Correspondent Elle Reeve’s initial story of the weekend violence took up the entirety of HBO’s half-hour “Vice News Tonight” broadcast Monday and by Thursday had been viewed more than 36 million times on TV and online. Reeve’s expertise from reporting on the intersection of the internet and white supremacy movement over 18 months helped vividly illustrate attitudes and tensions.
In the process, she put the alternative nightly newscast, which debuted last Oct. 16, on the map.
“What distinguishes us is being on the road and trying to be in the middle of an event as much as we can just to show people what is happening,” said Josh Tyrangiel, executive vice president of news at Vice. “It felt very much like a moment for us.”
MSNBC’s Nicolle Wallace called it “an extraordinary piece of work. I encourage everyone to watch the whole thing.”
While Reeve couldn’t have anticipated the violence, she expected the event would be significant because it would get a large turnout and was bringing together factions that typically have little use for one another.

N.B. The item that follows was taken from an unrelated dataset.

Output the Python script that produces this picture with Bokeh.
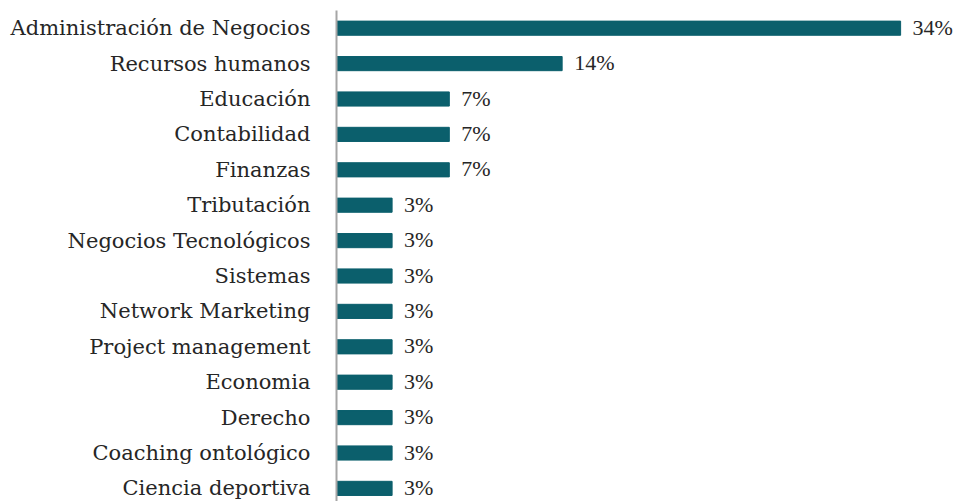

Vice’s cameras not only captured chants of “Jews will not replace us” during the march, Reeve interviewed members of the movement explaining their bigotry. One man directs anti-Semitic remarks at President Donald Trump’s son-in-law Jared Kushner: “Donald Trump gives his daughter to a Jew,” he complained. Another profanely says that they will “kill these people (Jews and blacks) if we have to.”
In one startling moment, Reeve and a camera person push their way into a van carrying some of the white nationalist leaders.
“It’s not enough to say, ‘these people are bad,'” Reeve said. “You have to say why they are bad.”
Or, more precisely, show it. The report, which generally eschews narration, takes viewers through the weekend confrontation in the immersive style that characterizes Vice’s work. In its coverage of the events surrounding Heather Heyer’s death, Vice interviews a man who fruitlessly tried to revive her.
Reeve said it was important to let demonstrators know she wasn’t frightened or intimidated by them.
“Many were quite hostile to me,” she said. “But I did not want to let that show on my face.”
Reeve was still in Virginia reporting on the story Thursday. She said no one in the white nationalist movement has talked to her about her reporting, and she has no interest in reading what they might be saying about her online.
Her boss, Tyrangiel, said the sources Reeve built paid off this week. She’s paid close attention to the distinctions between the people and ideologies within the movement, he said.
“There aren’t that many people who have taken the time to really examine it,” he said. “She’s able to get more access than most. That said, a lot of what we got last weekend wasn’t as much about access as it was insistence.”
Tyrangiel said he didn’t want anyone to confuse getting to know these activists with getting to like them.
“One of the things that we were very careful about was that we could not be used,” he said. “We don’t want to be in a position where we’re helping to get their message across. At the same time, this is a very important story.”